*Data lines:*
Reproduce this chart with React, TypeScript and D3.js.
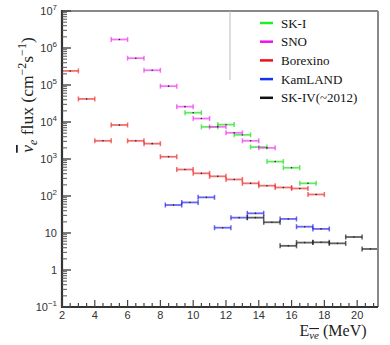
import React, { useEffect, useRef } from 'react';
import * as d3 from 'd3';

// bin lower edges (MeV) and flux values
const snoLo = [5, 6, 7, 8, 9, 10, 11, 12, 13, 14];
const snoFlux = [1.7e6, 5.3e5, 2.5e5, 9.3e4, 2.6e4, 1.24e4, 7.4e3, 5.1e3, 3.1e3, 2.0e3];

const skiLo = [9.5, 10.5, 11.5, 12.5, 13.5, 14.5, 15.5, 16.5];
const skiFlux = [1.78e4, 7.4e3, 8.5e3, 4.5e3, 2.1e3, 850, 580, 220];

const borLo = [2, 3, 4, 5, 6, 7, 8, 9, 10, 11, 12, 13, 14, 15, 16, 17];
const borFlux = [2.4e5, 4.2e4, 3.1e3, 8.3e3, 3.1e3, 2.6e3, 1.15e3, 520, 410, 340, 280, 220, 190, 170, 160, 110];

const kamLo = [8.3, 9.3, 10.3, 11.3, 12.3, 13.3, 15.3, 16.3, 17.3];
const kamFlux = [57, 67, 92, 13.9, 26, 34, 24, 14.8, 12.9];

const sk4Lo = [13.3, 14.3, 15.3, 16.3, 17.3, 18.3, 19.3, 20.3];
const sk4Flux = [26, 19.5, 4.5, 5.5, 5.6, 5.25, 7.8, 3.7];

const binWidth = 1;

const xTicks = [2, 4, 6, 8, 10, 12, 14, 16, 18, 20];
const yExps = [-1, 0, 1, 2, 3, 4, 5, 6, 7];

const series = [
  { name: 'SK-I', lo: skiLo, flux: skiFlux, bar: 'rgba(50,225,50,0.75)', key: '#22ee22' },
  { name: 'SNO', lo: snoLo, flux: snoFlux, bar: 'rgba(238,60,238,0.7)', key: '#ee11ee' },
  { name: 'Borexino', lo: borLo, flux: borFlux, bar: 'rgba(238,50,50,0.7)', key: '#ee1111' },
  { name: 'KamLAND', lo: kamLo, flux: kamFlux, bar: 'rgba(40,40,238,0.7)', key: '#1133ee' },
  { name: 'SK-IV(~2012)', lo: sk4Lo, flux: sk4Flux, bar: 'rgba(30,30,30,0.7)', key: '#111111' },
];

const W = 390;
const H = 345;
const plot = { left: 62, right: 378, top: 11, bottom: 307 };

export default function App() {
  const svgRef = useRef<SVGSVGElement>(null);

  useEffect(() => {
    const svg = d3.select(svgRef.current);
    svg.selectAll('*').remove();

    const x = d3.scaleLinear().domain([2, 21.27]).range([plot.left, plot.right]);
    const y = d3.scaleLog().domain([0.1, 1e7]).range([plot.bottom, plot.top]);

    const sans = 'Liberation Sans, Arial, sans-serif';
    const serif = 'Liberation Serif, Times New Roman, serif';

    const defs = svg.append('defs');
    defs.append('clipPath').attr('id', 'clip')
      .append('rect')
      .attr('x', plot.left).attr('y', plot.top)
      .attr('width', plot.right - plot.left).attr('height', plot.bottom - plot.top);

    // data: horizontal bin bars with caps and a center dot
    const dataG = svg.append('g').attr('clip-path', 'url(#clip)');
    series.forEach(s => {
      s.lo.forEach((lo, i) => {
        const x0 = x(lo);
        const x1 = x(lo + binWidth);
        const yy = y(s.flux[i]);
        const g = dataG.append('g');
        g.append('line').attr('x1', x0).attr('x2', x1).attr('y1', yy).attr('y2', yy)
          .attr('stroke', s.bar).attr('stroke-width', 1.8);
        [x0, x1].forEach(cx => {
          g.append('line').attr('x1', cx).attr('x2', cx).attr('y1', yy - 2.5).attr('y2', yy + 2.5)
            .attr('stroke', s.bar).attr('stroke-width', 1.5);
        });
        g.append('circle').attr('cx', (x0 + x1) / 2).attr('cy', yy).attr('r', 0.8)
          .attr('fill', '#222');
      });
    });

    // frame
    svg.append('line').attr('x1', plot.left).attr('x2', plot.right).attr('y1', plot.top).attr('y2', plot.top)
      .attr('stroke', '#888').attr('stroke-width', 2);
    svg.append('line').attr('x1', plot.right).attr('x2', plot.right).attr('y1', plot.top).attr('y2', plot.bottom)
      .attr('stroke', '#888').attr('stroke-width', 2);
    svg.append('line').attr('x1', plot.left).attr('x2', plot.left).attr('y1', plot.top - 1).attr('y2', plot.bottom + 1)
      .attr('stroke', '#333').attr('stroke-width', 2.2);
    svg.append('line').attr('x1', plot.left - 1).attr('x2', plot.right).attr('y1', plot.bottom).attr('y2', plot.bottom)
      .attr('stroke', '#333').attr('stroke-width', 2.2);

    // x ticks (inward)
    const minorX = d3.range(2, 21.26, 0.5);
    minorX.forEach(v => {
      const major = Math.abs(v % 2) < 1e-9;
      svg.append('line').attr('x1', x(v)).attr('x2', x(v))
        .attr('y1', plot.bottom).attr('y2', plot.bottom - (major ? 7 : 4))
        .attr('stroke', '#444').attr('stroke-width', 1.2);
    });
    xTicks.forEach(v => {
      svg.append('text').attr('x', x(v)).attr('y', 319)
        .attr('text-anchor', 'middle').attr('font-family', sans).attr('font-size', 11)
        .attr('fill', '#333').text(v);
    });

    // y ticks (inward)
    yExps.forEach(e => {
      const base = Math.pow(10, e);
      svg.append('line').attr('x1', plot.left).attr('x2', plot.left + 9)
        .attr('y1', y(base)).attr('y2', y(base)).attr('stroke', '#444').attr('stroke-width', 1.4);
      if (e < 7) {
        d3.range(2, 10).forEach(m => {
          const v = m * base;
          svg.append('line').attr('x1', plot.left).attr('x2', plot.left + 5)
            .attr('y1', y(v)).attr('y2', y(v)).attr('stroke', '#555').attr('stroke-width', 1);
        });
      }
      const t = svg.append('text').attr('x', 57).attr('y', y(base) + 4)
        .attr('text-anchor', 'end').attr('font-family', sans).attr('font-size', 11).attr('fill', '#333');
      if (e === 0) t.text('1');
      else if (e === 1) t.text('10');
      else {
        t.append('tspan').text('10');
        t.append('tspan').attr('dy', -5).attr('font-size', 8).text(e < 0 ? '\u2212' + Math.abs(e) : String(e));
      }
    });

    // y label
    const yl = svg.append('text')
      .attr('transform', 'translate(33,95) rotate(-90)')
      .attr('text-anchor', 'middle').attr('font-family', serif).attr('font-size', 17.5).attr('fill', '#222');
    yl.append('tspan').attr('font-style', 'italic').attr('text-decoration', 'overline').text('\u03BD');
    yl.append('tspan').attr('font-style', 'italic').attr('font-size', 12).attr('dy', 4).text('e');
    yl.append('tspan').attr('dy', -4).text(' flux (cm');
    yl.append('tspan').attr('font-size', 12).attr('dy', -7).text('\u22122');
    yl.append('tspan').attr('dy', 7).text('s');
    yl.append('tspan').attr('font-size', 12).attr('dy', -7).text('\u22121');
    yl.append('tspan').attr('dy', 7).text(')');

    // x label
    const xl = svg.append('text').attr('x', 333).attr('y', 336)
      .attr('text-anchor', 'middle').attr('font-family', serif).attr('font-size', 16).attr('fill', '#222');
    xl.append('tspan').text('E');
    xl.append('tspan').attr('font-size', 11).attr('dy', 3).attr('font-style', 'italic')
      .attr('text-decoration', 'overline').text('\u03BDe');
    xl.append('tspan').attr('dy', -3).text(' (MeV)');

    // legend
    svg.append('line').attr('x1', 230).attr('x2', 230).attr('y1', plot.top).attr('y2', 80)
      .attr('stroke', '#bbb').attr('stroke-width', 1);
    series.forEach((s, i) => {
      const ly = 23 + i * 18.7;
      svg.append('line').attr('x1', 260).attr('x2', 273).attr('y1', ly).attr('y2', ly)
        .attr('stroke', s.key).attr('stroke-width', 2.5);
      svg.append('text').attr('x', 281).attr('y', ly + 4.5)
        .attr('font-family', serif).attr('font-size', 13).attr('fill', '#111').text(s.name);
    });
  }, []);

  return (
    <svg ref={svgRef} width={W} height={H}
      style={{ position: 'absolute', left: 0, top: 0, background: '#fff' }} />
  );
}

*Exercise:* List each line holding the string "with".

*Task solution:*
Reproduce this chart with React, TypeScript and D3.js.
    // data: horizontal bin bars with caps and a center dot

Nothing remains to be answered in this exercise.